Written problem:
Write out nothing but the lines from the first line of the entries below through the line with "2230, 2380, 2515, 2640, 2730]"; no pictures go in.
[Start Working data]
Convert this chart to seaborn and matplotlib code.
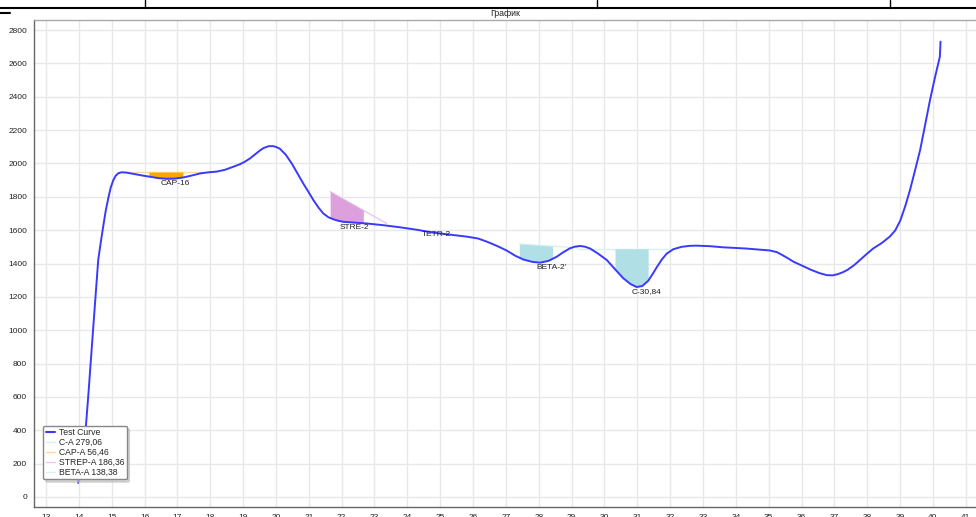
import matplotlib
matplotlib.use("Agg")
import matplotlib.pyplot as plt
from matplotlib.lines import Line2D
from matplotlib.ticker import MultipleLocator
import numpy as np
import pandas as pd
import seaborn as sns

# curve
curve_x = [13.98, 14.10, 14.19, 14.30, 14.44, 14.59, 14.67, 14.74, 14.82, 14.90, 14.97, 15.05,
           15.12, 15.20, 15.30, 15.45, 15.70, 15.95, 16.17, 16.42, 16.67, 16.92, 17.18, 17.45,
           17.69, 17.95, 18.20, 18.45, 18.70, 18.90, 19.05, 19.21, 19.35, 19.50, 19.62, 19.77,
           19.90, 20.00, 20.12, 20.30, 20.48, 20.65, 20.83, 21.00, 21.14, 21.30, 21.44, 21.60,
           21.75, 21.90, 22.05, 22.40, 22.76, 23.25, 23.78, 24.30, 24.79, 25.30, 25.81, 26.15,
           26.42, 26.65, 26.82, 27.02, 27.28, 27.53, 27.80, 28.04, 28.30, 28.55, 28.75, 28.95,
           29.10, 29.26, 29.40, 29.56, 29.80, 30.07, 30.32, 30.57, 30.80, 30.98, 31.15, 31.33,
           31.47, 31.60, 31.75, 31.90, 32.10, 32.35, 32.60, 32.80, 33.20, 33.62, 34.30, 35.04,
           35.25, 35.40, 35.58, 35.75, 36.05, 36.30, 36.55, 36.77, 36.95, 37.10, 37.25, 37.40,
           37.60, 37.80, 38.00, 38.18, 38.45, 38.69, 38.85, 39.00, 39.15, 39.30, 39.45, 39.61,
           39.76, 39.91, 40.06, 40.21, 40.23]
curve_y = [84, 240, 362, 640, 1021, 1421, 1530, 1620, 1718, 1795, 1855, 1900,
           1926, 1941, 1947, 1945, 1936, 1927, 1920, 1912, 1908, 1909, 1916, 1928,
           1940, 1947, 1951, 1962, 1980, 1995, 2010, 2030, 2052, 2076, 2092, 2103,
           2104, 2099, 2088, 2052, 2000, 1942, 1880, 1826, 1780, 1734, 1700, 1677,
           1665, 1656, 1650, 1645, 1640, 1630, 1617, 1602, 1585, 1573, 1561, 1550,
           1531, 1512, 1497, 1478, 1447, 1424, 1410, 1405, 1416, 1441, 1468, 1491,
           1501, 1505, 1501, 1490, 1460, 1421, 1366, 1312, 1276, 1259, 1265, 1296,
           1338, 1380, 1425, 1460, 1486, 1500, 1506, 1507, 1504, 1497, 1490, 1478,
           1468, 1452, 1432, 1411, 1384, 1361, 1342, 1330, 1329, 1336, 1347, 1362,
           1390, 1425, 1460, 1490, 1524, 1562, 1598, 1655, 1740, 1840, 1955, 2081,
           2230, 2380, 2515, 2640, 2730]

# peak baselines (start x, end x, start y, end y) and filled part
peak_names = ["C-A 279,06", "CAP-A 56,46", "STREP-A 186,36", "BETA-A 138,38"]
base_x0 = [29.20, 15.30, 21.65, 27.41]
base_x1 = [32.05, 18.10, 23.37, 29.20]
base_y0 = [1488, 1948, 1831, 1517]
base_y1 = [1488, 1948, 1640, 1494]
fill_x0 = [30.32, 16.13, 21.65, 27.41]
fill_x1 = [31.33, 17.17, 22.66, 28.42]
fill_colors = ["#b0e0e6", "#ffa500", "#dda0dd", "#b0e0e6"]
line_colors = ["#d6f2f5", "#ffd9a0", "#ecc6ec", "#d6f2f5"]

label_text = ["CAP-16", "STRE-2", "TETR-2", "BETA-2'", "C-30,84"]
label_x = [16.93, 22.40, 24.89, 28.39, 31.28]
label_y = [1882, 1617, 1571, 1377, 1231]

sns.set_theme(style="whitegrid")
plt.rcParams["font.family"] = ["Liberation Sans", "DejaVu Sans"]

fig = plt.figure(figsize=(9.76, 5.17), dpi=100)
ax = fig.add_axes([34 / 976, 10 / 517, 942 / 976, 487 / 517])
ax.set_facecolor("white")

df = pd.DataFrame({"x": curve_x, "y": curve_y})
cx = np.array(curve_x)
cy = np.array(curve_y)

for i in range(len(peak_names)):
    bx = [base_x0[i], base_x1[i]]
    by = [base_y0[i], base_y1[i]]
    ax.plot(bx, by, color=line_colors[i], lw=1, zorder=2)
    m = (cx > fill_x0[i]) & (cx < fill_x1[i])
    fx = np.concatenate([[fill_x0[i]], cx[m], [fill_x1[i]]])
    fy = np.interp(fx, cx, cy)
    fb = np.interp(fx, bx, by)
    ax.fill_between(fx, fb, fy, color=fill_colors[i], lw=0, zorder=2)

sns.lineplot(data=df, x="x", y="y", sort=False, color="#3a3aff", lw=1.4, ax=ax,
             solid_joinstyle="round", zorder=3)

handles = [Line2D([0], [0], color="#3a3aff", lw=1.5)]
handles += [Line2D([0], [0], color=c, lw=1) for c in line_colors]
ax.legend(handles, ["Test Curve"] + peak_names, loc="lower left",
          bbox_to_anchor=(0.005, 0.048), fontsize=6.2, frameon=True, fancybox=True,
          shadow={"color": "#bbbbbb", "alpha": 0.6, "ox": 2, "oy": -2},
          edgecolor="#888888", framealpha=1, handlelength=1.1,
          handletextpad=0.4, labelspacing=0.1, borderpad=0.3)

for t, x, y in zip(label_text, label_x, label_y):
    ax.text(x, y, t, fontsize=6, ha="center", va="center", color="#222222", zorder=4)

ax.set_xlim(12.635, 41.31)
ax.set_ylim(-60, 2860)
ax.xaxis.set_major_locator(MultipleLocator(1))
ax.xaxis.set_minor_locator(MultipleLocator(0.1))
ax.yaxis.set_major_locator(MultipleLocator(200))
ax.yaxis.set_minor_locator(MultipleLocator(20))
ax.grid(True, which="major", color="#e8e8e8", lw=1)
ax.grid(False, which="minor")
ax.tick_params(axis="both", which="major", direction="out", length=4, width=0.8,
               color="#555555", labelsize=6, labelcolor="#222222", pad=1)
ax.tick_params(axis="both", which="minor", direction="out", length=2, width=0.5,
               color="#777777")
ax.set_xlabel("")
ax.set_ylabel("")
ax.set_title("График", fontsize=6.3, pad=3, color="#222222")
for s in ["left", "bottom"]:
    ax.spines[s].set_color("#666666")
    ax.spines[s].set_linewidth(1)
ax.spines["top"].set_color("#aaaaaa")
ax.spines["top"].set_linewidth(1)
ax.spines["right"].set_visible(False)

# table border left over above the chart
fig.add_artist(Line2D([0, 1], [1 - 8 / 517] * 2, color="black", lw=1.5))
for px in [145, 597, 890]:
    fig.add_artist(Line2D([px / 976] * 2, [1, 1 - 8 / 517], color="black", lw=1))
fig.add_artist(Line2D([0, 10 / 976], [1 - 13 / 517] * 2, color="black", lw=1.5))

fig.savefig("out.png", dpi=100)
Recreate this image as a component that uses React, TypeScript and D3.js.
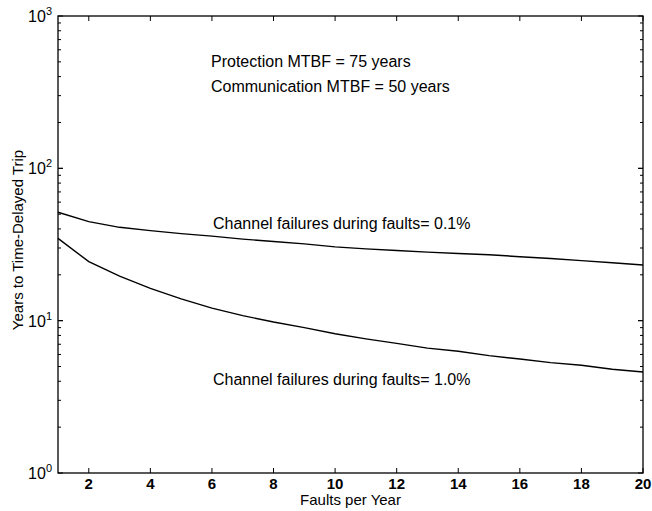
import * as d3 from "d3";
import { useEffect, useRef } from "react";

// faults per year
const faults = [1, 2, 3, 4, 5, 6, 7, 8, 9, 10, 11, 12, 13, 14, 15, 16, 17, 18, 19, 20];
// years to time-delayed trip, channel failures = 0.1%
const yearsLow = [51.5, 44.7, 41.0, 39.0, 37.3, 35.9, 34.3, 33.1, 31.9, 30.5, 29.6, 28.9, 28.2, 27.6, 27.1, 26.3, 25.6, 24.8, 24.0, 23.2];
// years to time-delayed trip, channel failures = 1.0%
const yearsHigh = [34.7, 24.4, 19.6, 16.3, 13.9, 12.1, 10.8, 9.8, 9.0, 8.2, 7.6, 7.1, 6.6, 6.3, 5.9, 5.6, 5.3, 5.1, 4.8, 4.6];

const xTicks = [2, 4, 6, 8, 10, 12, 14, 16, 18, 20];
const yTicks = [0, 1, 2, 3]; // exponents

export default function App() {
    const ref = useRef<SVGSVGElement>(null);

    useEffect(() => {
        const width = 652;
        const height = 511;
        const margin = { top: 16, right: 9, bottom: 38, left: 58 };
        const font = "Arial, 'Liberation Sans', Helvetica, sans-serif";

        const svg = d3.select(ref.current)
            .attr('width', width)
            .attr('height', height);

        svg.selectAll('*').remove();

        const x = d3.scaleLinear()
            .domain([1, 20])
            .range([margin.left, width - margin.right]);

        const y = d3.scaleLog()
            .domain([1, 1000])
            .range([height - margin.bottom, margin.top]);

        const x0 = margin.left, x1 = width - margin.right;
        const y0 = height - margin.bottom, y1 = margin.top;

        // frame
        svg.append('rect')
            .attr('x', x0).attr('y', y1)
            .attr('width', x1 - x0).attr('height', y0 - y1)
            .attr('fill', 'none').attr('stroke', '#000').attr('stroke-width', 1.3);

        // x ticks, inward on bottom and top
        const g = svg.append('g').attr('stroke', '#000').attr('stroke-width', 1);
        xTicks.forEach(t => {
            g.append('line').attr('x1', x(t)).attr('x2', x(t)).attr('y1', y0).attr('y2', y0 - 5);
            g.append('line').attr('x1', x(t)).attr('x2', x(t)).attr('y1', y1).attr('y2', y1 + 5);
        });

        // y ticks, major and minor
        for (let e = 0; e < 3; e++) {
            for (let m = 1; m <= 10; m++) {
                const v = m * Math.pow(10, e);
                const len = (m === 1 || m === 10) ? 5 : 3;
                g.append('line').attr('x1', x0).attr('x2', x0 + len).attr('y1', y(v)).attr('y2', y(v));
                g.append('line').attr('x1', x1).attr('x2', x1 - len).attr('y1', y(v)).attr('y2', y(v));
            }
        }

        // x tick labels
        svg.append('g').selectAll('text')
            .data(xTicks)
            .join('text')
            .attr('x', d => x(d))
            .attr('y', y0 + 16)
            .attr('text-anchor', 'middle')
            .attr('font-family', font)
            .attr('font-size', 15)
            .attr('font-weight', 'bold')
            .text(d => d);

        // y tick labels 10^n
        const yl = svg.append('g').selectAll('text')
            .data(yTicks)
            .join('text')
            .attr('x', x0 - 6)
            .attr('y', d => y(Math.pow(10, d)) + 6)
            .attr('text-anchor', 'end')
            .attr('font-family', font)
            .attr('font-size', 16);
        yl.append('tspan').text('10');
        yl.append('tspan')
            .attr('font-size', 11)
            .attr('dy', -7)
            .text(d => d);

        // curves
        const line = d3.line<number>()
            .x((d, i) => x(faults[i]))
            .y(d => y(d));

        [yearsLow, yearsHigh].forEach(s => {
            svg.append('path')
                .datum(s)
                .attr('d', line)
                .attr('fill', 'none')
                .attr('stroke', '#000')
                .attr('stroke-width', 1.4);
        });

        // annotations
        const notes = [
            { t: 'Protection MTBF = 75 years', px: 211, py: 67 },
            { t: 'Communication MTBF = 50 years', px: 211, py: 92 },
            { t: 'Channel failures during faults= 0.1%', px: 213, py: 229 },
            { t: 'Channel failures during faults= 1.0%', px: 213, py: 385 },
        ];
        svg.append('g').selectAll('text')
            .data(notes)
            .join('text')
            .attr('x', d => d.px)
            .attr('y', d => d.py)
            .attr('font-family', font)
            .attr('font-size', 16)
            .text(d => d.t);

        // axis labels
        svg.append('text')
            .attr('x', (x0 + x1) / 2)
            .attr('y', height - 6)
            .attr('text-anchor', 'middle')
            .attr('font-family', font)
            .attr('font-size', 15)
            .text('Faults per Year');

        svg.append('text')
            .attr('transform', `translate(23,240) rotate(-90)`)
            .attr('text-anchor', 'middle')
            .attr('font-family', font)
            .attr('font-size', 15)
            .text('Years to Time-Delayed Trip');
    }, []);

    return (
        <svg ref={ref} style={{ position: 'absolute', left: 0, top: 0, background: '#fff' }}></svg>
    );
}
[End Working data]
Output of the exercise:
Convert this chart to seaborn and matplotlib code.
import matplotlib
matplotlib.use("Agg")
import matplotlib.pyplot as plt
from matplotlib.lines import Line2D
from matplotlib.ticker import MultipleLocator
import numpy as np
import pandas as pd
import seaborn as sns

# curve
curve_x = [13.98, 14.10, 14.19, 14.30, 14.44, 14.59, 14.67, 14.74, 14.82, 14.90, 14.97, 15.05,
           15.12, 15.20, 15.30, 15.45, 15.70, 15.95, 16.17, 16.42, 16.67, 16.92, 17.18, 17.45,
           17.69, 17.95, 18.20, 18.45, 18.70, 18.90, 19.05, 19.21, 19.35, 19.50, 19.62, 19.77,
           19.90, 20.00, 20.12, 20.30, 20.48, 20.65, 20.83, 21.00, 21.14, 21.30, 21.44, 21.60,
           21.75, 21.90, 22.05, 22.40, 22.76, 23.25, 23.78, 24.30, 24.79, 25.30, 25.81, 26.15,
           26.42, 26.65, 26.82, 27.02, 27.28, 27.53, 27.80, 28.04, 28.30, 28.55, 28.75, 28.95,
           29.10, 29.26, 29.40, 29.56, 29.80, 30.07, 30.32, 30.57, 30.80, 30.98, 31.15, 31.33,
           31.47, 31.60, 31.75, 31.90, 32.10, 32.35, 32.60, 32.80, 33.20, 33.62, 34.30, 35.04,
           35.25, 35.40, 35.58, 35.75, 36.05, 36.30, 36.55, 36.77, 36.95, 37.10, 37.25, 37.40,
           37.60, 37.80, 38.00, 38.18, 38.45, 38.69, 38.85, 39.00, 39.15, 39.30, 39.45, 39.61,
           39.76, 39.91, 40.06, 40.21, 40.23]
curve_y = [84, 240, 362, 640, 1021, 1421, 1530, 1620, 1718, 1795, 1855, 1900,
           1926, 1941, 1947, 1945, 1936, 1927, 1920, 1912, 1908, 1909, 1916, 1928,
           1940, 1947, 1951, 1962, 1980, 1995, 2010, 2030, 2052, 2076, 2092, 2103,
           2104, 2099, 2088, 2052, 2000, 1942, 1880, 1826, 1780, 1734, 1700, 1677,
           1665, 1656, 1650, 1645, 1640, 1630, 1617, 1602, 1585, 1573, 1561, 1550,
           1531, 1512, 1497, 1478, 1447, 1424, 1410, 1405, 1416, 1441, 1468, 1491,
           1501, 1505, 1501, 1490, 1460, 1421, 1366, 1312, 1276, 1259, 1265, 1296,
           1338, 1380, 1425, 1460, 1486, 1500, 1506, 1507, 1504, 1497, 1490, 1478,
           1468, 1452, 1432, 1411, 1384, 1361, 1342, 1330, 1329, 1336, 1347, 1362,
           1390, 1425, 1460, 1490, 1524, 1562, 1598, 1655, 1740, 1840, 1955, 2081,
           2230, 2380, 2515, 2640, 2730]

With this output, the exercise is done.